Set exercise: Send each entry back exactly as given, pictures excluded.

Provided data:
------------------------------------------------------------

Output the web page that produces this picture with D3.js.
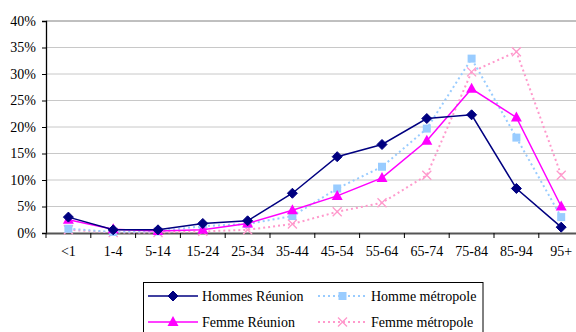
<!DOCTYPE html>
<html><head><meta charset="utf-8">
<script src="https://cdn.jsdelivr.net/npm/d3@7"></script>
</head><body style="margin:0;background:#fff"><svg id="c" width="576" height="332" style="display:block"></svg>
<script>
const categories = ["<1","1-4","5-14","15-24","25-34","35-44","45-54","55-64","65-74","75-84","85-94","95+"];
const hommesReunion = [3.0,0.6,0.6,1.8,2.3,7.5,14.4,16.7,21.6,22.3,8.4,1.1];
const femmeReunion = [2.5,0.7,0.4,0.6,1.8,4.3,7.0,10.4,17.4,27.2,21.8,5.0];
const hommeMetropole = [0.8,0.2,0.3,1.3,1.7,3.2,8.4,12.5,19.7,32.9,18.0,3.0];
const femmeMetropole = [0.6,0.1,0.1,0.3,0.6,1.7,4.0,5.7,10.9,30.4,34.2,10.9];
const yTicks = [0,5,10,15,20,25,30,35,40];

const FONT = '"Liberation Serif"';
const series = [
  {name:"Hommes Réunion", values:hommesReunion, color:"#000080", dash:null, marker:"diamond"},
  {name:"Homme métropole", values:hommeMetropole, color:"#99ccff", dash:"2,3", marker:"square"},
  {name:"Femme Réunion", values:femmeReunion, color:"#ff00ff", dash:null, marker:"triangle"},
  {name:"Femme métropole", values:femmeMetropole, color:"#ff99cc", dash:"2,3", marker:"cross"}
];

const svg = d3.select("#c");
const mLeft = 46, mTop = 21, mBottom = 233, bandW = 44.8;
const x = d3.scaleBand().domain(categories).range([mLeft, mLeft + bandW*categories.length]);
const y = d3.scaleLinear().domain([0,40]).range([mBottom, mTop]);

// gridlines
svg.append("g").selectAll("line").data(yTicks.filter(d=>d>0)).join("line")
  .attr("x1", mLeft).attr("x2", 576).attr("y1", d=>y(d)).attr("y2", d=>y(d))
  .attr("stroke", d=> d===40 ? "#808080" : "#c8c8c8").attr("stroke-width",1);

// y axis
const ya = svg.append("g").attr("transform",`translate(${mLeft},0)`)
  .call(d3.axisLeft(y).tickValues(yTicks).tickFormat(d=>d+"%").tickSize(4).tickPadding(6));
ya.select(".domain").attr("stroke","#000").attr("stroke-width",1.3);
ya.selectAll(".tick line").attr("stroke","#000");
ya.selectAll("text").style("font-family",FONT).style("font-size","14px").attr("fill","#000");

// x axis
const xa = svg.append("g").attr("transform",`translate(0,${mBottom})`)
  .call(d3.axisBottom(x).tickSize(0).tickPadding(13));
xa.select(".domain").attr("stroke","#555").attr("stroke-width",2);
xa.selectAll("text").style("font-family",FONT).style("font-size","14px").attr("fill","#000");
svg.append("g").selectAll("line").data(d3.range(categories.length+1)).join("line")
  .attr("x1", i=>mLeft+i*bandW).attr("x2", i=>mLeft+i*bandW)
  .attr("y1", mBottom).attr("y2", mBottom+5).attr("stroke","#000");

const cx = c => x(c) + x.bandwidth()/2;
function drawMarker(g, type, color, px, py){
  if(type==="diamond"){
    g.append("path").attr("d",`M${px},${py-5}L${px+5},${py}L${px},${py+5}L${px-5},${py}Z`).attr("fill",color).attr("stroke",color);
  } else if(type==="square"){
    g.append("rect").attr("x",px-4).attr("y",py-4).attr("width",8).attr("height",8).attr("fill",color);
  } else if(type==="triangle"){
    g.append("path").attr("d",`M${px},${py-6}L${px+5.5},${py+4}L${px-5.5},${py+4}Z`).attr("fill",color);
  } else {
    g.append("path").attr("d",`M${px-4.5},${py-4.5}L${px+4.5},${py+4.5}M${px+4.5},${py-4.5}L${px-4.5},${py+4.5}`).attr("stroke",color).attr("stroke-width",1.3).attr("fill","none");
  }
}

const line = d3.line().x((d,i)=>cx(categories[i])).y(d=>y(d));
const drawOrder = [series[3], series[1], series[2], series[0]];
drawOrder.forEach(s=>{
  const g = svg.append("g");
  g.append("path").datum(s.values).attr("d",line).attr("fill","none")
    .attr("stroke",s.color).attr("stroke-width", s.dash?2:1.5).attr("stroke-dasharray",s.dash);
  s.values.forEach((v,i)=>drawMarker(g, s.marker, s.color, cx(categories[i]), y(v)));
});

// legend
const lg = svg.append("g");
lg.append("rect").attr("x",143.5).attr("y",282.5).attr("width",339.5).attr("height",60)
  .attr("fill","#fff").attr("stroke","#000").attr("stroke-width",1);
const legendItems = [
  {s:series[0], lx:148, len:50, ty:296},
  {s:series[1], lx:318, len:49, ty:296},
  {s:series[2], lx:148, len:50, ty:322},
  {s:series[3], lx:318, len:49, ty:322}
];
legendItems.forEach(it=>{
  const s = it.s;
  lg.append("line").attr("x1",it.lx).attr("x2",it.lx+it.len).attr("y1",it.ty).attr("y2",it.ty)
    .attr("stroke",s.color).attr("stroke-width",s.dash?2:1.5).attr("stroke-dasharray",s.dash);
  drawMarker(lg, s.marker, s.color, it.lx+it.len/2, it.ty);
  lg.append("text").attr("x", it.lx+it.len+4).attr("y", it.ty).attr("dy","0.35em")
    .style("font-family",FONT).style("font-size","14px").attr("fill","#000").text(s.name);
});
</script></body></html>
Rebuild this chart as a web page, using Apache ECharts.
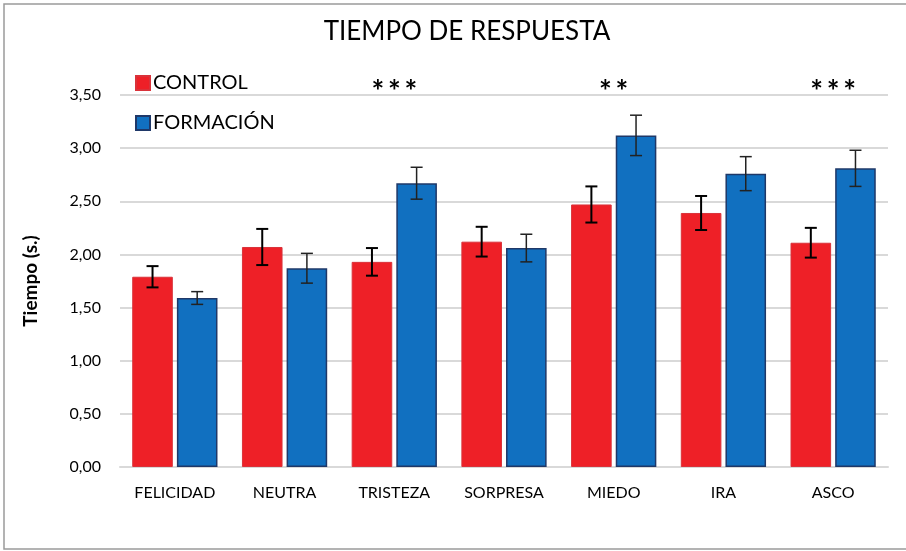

------------------------------------------------------------

Task result:
Output the web page that produces this picture with D3.js.
<!DOCTYPE html>
<html><head><meta charset="utf-8">
<script src="https://cdn.jsdelivr.net/npm/d3@7"></script>
</head><body style="margin:0;background:#fff"><svg id="c" width="576" height="332" style="display:block"></svg>
<script>
const categories = ["<1","1-4","5-14","15-24","25-34","35-44","45-54","55-64","65-74","75-84","85-94","95+"];
const hommesReunion = [3.0,0.6,0.6,1.8,2.3,7.5,14.4,16.7,21.6,22.3,8.4,1.1];
const femmeReunion = [2.5,0.7,0.4,0.6,1.8,4.3,7.0,10.4,17.4,27.2,21.8,5.0];
const hommeMetropole = [0.8,0.2,0.3,1.3,1.7,3.2,8.4,12.5,19.7,32.9,18.0,3.0];
const femmeMetropole = [0.6,0.1,0.1,0.3,0.6,1.7,4.0,5.7,10.9,30.4,34.2,10.9];
const yTicks = [0,5,10,15,20,25,30,35,40];

const FONT = '"Liberation Serif"';
const series = [
  {name:"Hommes Réunion", values:hommesReunion, color:"#000080", dash:null, marker:"diamond"},
  {name:"Homme métropole", values:hommeMetropole, color:"#99ccff", dash:"2,3", marker:"square"},
  {name:"Femme Réunion", values:femmeReunion, color:"#ff00ff", dash:null, marker:"triangle"},
  {name:"Femme métropole", values:femmeMetropole, color:"#ff99cc", dash:"2,3", marker:"cross"}
];

const svg = d3.select("#c");
const mLeft = 46, mTop = 21, mBottom = 233, bandW = 44.8;
const x = d3.scaleBand().domain(categories).range([mLeft, mLeft + bandW*categories.length]);
const y = d3.scaleLinear().domain([0,40]).range([mBottom, mTop]);

// gridlines
svg.append("g").selectAll("line").data(yTicks.filter(d=>d>0)).join("line")
  .attr("x1", mLeft).attr("x2", 576).attr("y1", d=>y(d)).attr("y2", d=>y(d))
  .attr("stroke", d=> d===40 ? "#808080" : "#c8c8c8").attr("stroke-width",1);

// y axis
const ya = svg.append("g").attr("transform",`translate(${mLeft},0)`)
  .call(d3.axisLeft(y).tickValues(yTicks).tickFormat(d=>d+"%").tickSize(4).tickPadding(6));
ya.select(".domain").attr("stroke","#000").attr("stroke-width",1.3);
ya.selectAll(".tick line").attr("stroke","#000");
ya.selectAll("text").style("font-family",FONT).style("font-size","14px").attr("fill","#000");

// x axis
const xa = svg.append("g").attr("transform",`translate(0,${mBottom})`)
  .call(d3.axisBottom(x).tickSize(0).tickPadding(13));
xa.select(".domain").attr("stroke","#555").attr("stroke-width",2);
xa.selectAll("text").style("font-family",FONT).style("font-size","14px").attr("fill","#000");
svg.append("g").selectAll("line").data(d3.range(categories.length+1)).join("line")
  .attr("x1", i=>mLeft+i*bandW).attr("x2", i=>mLeft+i*bandW)
  .attr("y1", mBottom).attr("y2", mBottom+5).attr("stroke","#000");

const cx = c => x(c) + x.bandwidth()/2;
function drawMarker(g, type, color, px, py){
  if(type==="diamond"){
    g.append("path").attr("d",`M${px},${py-5}L${px+5},${py}L${px},${py+5}L${px-5},${py}Z`).attr("fill",color).attr("stroke",color);
  } else if(type==="square"){
    g.append("rect").attr("x",px-4).attr("y",py-4).attr("width",8).attr("height",8).attr("fill",color);
  } else if(type==="triangle"){
    g.append("path").attr("d",`M${px},${py-6}L${px+5.5},${py+4}L${px-5.5},${py+4}Z`).attr("fill",color);
  } else {
    g.append("path").attr("d",`M${px-4.5},${py-4.5}L${px+4.5},${py+4.5}M${px+4.5},${py-4.5}L${px-4.5},${py+4.5}`).attr("stroke",color).attr("stroke-width",1.3).attr("fill","none");
  }
}

const line = d3.line().x((d,i)=>cx(categories[i])).y(d=>y(d));
const drawOrder = [series[3], series[1], series[2], series[0]];
drawOrder.forEach(s=>{
  const g = svg.append("g");
  g.append("path").datum(s.values).attr("d",line).attr("fill","none")
    .attr("stroke",s.color).attr("stroke-width", s.dash?2:1.5).attr("stroke-dasharray",s.dash);
  s.values.forEach((v,i)=>drawMarker(g, s.marker, s.color, cx(categories[i]), y(v)));
});

// legend
const lg = svg.append("g");
lg.append("rect").attr("x",143.5).attr("y",282.5).attr("width",339.5).attr("height",60)
  .attr("fill","#fff").attr("stroke","#000").attr("stroke-width",1);
const legendItems = [
  {s:series[0], lx:148, len:50, ty:296},
  {s:series[1], lx:318, len:49, ty:296},
  {s:series[2], lx:148, len:50, ty:322},
  {s:series[3], lx:318, len:49, ty:322}
];
legendItems.forEach(it=>{
  const s = it.s;
  lg.append("line").attr("x1",it.lx).attr("x2",it.lx+it.len).attr("y1",it.ty).attr("y2",it.ty)
    .attr("stroke",s.color).attr("stroke-width",s.dash?2:1.5).attr("stroke-dasharray",s.dash);
  drawMarker(lg, s.marker, s.color, it.lx+it.len/2, it.ty);
  lg.append("text").attr("x", it.lx+it.len+4).attr("y", it.ty).attr("dy","0.35em")
    .style("font-family",FONT).style("font-size","14px").attr("fill","#000").text(s.name);
});
</script></body></html>
Rebuild this chart as a web page, using Apache ECharts.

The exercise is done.